Packaged product companies have countered, arguing that such a restriction is impractical due to the distinct preferences and needs of both consumers and distribution channels.
New smaller packs are “placing extra burden on retailers as they have to keep on adding new packs, leading to inventory management challenges, and impacting distribution efficiency,” said Dhairyashil Patil, national president of All India Consumer Products Distributors Federation (AICPDF).
The federation, representing over 400,000 distributors and stockists, has sent a letter to the government proposing the adoption of only four pack sizes: entry, small, medium, and large.
Nestle, Hindustan Unilever, Britannia, Parle Products, Dabur, ITC, Coca-Cola, and numerous other companies have introduced numerous budget-friendly packaging options across various product categories, including noodles, toothpaste, soaps, soft drinks, and biscuits. This strategic move is aimed at mitigating the impact of consumption slowdown caused by inflation.
Additionally, they are employing smaller packaging sizes to combat heightened competition from local/regional brands.
Products at the entry level are now available in various price options, including INR 5, INR 7, INR 10, INR 14, INR 15, and INR 20, departing from the previous fixed pack prices such as INR 5, 10, and 20.
Nestle’s basic Maggi noodles variant can now be found in packaging options of INR 7, 10, and 14, alongside various larger pack sizes.
“New pack sizes are introduced by companies on the basis of consumer convenience, pricing and need for smaller packs. We are in compliance with all regulations on pack sizes,” a Nestle India spokesperson said.
Distributors have expressed that these new packaging options impose an additional strain on the current infrastructure and resources within the distribution network, adversely impacting its efficiency.
They particularly highlighted the rapid introduction of new, lower-priced packaging options in rural markets.
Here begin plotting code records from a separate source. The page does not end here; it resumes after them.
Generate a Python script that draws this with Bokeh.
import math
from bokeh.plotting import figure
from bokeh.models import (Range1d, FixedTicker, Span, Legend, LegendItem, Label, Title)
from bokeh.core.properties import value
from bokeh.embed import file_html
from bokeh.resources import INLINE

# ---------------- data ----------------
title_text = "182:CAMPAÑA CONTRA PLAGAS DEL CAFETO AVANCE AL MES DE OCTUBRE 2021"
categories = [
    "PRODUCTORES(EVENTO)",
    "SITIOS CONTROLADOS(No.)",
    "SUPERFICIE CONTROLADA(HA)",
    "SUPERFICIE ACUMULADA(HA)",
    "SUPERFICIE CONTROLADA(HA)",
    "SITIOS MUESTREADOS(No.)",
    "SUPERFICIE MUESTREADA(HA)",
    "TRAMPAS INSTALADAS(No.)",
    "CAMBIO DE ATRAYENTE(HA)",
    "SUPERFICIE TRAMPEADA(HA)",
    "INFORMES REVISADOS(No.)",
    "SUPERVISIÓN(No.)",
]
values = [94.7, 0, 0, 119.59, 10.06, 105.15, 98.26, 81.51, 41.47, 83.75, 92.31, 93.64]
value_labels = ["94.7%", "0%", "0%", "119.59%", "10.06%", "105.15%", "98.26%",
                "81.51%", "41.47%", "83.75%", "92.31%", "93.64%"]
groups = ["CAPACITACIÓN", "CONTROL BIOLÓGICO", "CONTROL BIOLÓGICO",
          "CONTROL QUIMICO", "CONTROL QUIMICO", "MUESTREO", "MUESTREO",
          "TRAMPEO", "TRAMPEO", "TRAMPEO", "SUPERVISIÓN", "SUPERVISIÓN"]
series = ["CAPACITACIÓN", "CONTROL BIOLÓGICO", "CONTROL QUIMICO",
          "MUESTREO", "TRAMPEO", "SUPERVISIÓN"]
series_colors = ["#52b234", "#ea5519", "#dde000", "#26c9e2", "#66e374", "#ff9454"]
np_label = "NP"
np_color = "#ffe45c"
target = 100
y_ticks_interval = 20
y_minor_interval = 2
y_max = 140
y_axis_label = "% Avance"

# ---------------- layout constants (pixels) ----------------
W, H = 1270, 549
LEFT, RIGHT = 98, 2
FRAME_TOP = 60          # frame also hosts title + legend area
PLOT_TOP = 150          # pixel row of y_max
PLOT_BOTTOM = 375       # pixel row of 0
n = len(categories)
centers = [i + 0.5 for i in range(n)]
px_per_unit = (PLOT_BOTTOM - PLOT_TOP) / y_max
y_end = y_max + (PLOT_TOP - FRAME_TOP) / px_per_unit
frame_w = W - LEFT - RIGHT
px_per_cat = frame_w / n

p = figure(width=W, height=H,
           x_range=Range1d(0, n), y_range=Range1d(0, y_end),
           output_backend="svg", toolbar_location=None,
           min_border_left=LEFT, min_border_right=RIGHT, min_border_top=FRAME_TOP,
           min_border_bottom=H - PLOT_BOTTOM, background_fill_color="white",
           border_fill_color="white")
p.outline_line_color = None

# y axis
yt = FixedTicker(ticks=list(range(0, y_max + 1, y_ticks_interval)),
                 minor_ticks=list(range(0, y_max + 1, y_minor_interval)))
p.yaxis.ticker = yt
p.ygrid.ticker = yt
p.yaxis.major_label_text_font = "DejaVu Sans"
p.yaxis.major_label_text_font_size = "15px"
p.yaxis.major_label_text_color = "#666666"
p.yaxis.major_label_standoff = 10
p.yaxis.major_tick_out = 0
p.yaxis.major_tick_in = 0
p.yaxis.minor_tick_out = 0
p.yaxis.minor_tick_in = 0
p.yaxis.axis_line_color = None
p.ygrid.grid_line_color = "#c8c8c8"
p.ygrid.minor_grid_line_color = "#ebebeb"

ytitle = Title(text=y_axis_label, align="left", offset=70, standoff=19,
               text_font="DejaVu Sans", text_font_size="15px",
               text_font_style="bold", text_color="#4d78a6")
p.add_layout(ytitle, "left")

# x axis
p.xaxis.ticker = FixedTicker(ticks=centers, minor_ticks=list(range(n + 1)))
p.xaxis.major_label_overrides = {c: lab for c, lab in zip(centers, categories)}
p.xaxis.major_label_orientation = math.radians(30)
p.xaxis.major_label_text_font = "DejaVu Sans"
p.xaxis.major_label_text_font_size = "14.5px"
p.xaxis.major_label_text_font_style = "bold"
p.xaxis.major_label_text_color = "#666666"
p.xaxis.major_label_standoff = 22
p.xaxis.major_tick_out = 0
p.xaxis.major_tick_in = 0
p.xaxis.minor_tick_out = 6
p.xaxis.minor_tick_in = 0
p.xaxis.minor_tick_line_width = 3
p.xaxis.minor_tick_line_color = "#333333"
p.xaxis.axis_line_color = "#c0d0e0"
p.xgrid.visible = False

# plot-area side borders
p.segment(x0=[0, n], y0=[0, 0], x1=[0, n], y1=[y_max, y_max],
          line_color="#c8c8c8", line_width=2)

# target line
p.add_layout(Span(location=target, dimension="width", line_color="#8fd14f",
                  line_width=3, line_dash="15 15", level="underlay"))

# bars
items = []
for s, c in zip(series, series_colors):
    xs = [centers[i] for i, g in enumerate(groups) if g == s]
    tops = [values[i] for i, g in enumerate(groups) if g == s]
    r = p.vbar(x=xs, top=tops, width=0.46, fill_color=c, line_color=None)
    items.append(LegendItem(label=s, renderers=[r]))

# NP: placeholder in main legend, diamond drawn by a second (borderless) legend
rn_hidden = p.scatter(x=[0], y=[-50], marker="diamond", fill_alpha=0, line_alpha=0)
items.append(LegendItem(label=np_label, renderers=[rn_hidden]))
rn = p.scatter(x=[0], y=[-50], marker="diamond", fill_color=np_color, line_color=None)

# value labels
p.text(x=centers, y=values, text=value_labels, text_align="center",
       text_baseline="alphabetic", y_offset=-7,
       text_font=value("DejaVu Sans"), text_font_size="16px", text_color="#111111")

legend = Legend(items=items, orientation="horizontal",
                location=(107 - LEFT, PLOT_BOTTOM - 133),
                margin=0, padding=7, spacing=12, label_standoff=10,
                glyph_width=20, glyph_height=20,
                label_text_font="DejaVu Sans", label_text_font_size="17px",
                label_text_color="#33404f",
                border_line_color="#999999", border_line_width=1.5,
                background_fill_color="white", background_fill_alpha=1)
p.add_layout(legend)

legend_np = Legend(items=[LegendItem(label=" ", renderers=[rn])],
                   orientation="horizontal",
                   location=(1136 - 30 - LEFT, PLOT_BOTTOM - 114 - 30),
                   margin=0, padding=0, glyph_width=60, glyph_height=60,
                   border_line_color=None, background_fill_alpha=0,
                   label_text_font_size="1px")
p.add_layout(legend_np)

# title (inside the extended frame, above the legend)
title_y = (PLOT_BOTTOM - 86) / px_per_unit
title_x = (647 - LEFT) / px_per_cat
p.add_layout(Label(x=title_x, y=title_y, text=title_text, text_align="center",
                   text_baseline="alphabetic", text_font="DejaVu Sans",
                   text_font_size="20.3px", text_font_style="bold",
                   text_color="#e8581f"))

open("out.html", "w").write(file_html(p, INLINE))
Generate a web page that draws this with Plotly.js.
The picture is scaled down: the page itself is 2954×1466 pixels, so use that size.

They have submitted a letter to the Department of Food & Public Distribution, proposing the implementation of a standardized set of four packaging options.
Executives within FMCG companies have stated that imposing a limitation of four packaging sizes is not a practical proposition.
“Launching different packs for different markets is in response to consumer demand. We have to give consumers what they want, whether it’s kiranas where consumers top-up, modern trade where they look for large packs, or quick commerce which caters to mid-level sizes,” said Mayank Shah, senior category head at biscuits maker Parle Products.
Other executives argued that promoting larger packaging options in smaller grocery stores is counterproductive, and the diverse demand patterns in both rural and urban areas necessitate a range of packaging sizes.
Dabur has introduced packaging tailored for specific distribution channels across various products, including Vatika shampoo, Real juices, and Red toothpaste.
Coca-Cola and PepsiCo have been promoting 200-ml bottles and cans of their beverages across various distribution channels.
According to a report by NielsenIQ in August, volume growth in urban, rural, and modern trade sectors has surged by double digits, primarily driven by the popularity of smaller packaging sizes.
“At this stage, it is important to focus on the right assortment and pack sizes of products,” said Roosevelt D’Souza, lead, customer success at NielsenIQ.